Spy in Sky CCTV cameras over the White Cliffs of Dover tomorrow? Just you wait and see…
Posted: 25th January 2010 | No Comments »Update 26 Jan. Eminent and highly respected commentator Simon Jenkins has just added a new angle on the focus for this blog which illustrates how key the issue of money may be – and can be found in full here
Just to cheer us all up on a rainy start to the week in London, I bring news that our real Big Brother in Britain plans to use unmanned spy drone cameras to look after us even better than before. Ah, how lovely you may think. But maybe not…

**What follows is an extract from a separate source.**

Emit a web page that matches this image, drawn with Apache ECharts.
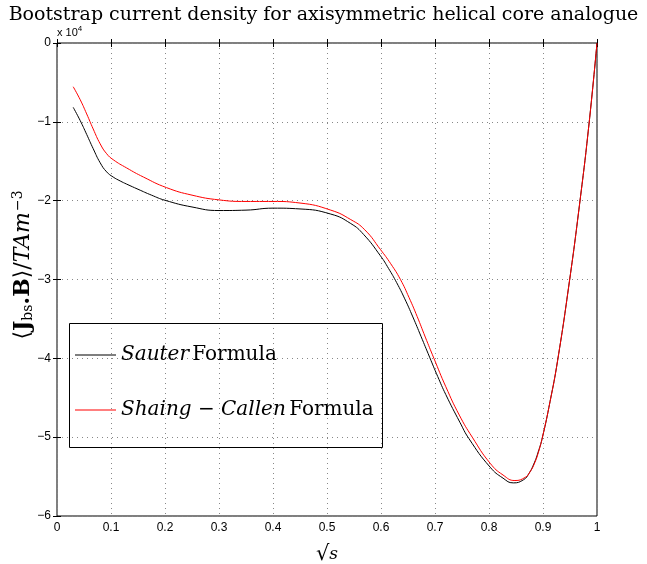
<!DOCTYPE html>
<html><head><meta charset="utf-8">
<script src="https://cdn.jsdelivr.net/npm/echarts@6/dist/echarts.min.js"></script>
<style>html,body{margin:0;padding:0;background:#fff}#c{width:647px;height:564px}</style>
</head><body><div id="c"></div>
<script>
const xSauter = [0.030,0.043,0.055,0.067,0.080,0.092,0.104,0.117,0.129,0.150,0.175,0.2,0.25,0.3,0.35,0.4,0.45,0.507,0.544,0.568,0.599,0.614,0.629,0.644,0.659,0.674,0.690,0.705,0.720,0.746,0.763,0.802,0.826,0.845,0.864,0.874,0.883,0.891,0.899,0.913,0.927,0.949,0.968,0.985,1.0];
const ySauter = [-8160,-9850,-11600,-13400,-15200,-16350,-17000,-17500,-17900,-18550,-19300,-19950,-20800,-21250,-21200,-20950,-21050,-21700,-22900,-24300,-27000,-28600,-30400,-32450,-34750,-37200,-39850,-42300,-44600,-48100,-50200,-53800,-55200,-55800,-55400,-54600,-53400,-51900,-50000,-45500,-40300,-30200,-20300,-10400,0];
const xShaing = [0.030,0.043,0.055,0.067,0.080,0.092,0.104,0.129,0.160,0.203,0.25,0.3,0.35,0.4,0.45,0.507,0.544,0.570,0.599,0.618,0.636,0.652,0.667,0.682,0.698,0.720,0.745,0.769,0.802,0.826,0.848,0.867,0.876,0.885,0.892,0.899,0.913,0.927,0.949,0.968,0.985,1.0];
const yShaing = [-5550,-7200,-9000,-10900,-12800,-14050,-14800,-15850,-17000,-18350,-19300,-19900,-20100,-20100,-20300,-21200,-22400,-23700,-26200,-28000,-30000,-32300,-34700,-37300,-40000,-43600,-47200,-50000,-53300,-54800,-55500,-55100,-54400,-53200,-51800,-50000,-45500,-40300,-30200,-20300,-10400,0];
const xTicks = [0,0.1,0.2,0.3,0.4,0.5,0.6,0.7,0.8,0.9,1];
const yTicks = [0,-1,-2,-3,-4,-5,-6];

const chart = echarts.init(document.getElementById('c'), null, {renderer:'canvas'});
const tickFont = {fontFamily:'Liberation Sans, Arial, sans-serif', fontSize:12, color:'#000'};
const pair = (xa, ya) => xa.map((x,i)=>[x,ya[i]]);
const serif = 'DejaVu Serif, serif';
chart.setOption({
  animation:false,
  title:{text:'Bootstrap current density for axisymmetric helical core analogue', left:'center', top:1,
    textStyle:{fontFamily:serif, fontWeight:'normal', fontSize:19, color:'#000'}},
  grid:{left:57, top:43, width:540, height:473, show:true, borderColor:'#000', borderWidth:1, containLabel:false, outerBoundsMode:'none'},
  xAxis:[{type:'value', min:0, max:1, interval:0.1,
    axisLine:{show:false}, axisTick:{inside:true, length:4, lineStyle:{color:'#000'}},
    axisLabel:Object.assign({margin:6, formatter:v=>{const i=xTicks.findIndex(t=>Math.abs(t-v)<1e-6);return i>=0?String(xTicks[i]):'';}}, tickFont),
    splitLine:{show:true, lineStyle:{type:[1,4], color:'#888'}},
    name:'{r|√}{i|s}', nameLocation:'middle', nameGap:28, nameMoveOverlap:false,
    nameTextStyle:{rich:{r:{fontFamily:serif, fontSize:21, color:'#000'}, i:{fontFamily:serif, fontStyle:'italic', fontSize:17, color:'#000'}}}},
   {type:'value', min:0, max:1, interval:0.1, position:'top', axisLine:{show:false},
    axisTick:{inside:true, length:4, lineStyle:{color:'#000'}}, axisLabel:{show:false}, splitLine:{show:false}}],
  yAxis:[{type:'value', min:-60000, max:0, interval:10000,
    axisLine:{show:false}, axisTick:{inside:true, length:4, lineStyle:{color:'#000'}},
    axisLabel:Object.assign({margin:6, formatter:v=>{const t=Math.round(v/10000);return t===0?'0':'\u2212'+Math.abs(yTicks[-t]);}}, tickFont),
    splitLine:{show:true, lineStyle:{type:[1,4], color:'#888'}},
    name:'{a|⟨}{b|J}{s|bs}{b|.B}{a|⟩/}{i|TAm}{p|−3}', nameLocation:'middle', nameGap:21, nameRotate:90, nameMoveOverlap:false,
    nameTextStyle:{padding:[0,0,0,29], rich:{
      a:{fontFamily:serif, fontSize:22, color:'#000'},
      b:{fontFamily:serif, fontWeight:'bold', fontSize:22, color:'#000'},
      s:{fontFamily:serif, fontSize:14, color:'#000', padding:[9,0,0,0]},
      i:{fontFamily:serif, fontStyle:'italic', fontSize:22, color:'#000'},
      p:{fontFamily:serif, fontSize:14, color:'#000', padding:[0,0,11,1]}}}},
   {type:'value', min:-60000, max:0, interval:10000, position:'right', axisLine:{show:false},
    axisTick:{inside:true, length:4, lineStyle:{color:'#000'}}, axisLabel:{show:false}, splitLine:{show:false}}],
  legend:{orient:'vertical', left:75, top:345, padding:0, itemGap:35, itemWidth:41, itemHeight:1.2, icon:'rect',
    data:[{name:'Sauter'},{name:'Shaing'}],
    formatter:n=> n==='Sauter' ? '{i|Sauter} {r|Formula}' : '{i|Shaing − Callen} {r|Formula}',
    textStyle:{rich:{
      i:{fontFamily:serif, fontStyle:'italic', fontSize:20, color:'#000'},
      r:{fontFamily:serif, fontSize:20, color:'#000'}}}},
  graphic:[
    {type:'rect', left:67, top:321, shape:{width:313, height:124}, style:{fill:'none', stroke:'#000', lineWidth:1}, z:1},
    {type:'text', left:57, top:25, style:{text:'{a|x 10}{b|4}', rich:{a:{fontFamily:'Liberation Sans, Arial, sans-serif', fontSize:11, fill:'#000'}, b:{fontFamily:'Liberation Sans, Arial, sans-serif', fontSize:8, fill:'#000', padding:[0,0,8,0]}}}}
  ],
  series:[
    {name:'Sauter', type:'line', data:pair(xSauter,ySauter), smooth:0.5, symbol:'none', lineStyle:{color:'#000', width:1}, itemStyle:{color:'#000'}},
    {name:'Shaing', type:'line', data:pair(xShaing,yShaing), smooth:0.5, symbol:'none', lineStyle:{color:'#ff0000', width:1}, itemStyle:{color:'#ff0000'}}
  ]
});
</script></body></html>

Frankly, the idea of UK police using such high-tech spy- in-the-sky kit, currently deployed in war zones like Afghanistan, but now for ‘routine’ monitoring of riders, motorists and protesters, in our occasionally Green and Pleasant Land – does not fill me with great joy at all. There are also some bloggers out there like BB Watch who take a very dim view of this latest news. To be fair though, these new additions to the armoury of surveillance kit our governors and private enforcement companies have to hand are not called spy drones at all. Oh no.
It seems, according to responses to a Freedom of Information FOI request submitted by the Guardian that the folk who make this kit are the arms manufacturer BAE Systems, and they produce a range of ‘unmanned aerial vehicles’ aka UAVs. Worryingly though for some of us perhaps, good old BAE is converting a fleet of UAVs from use in warfare to use by a consortium of government agencies led by Kent police.
The FOI request forced release of report documents from the soothingly titled South Coast Partnership. But it turns out that this is a Home Office-backed project in which Kent police and others are developing a national drone plan with BAE.
Their report reveals the following news:
“Five other police forces have signed up to the scheme, which is considered a pilot preceding the countrywide adoption of the technology for “surveillance, monitoring and evidence gathering”. The partnership’s stated mission is to introduce drones “into the routine work of the police, border authorities and other government agencies” across the UK.”
So there you go then. And all I can say to anyone who is starting to harbour suspicions that this plan may not be entirely driven by an earnest desire to look after us all better than ever, is that you could be in danger. And the danger you’d be in is of joining that widely reviled group called sceptics. And for those who go further with thoughts that a primary driver for getting this kit into action is to dish out loads more revenue generating penalty charge notices PCNs, for such heinous crimes as exceeding speed limits by a few mile and hour etc., could be in graver danger still. You could be heading down the slippery slopes to the doom of becoming an extreme cynic. By the Cringe!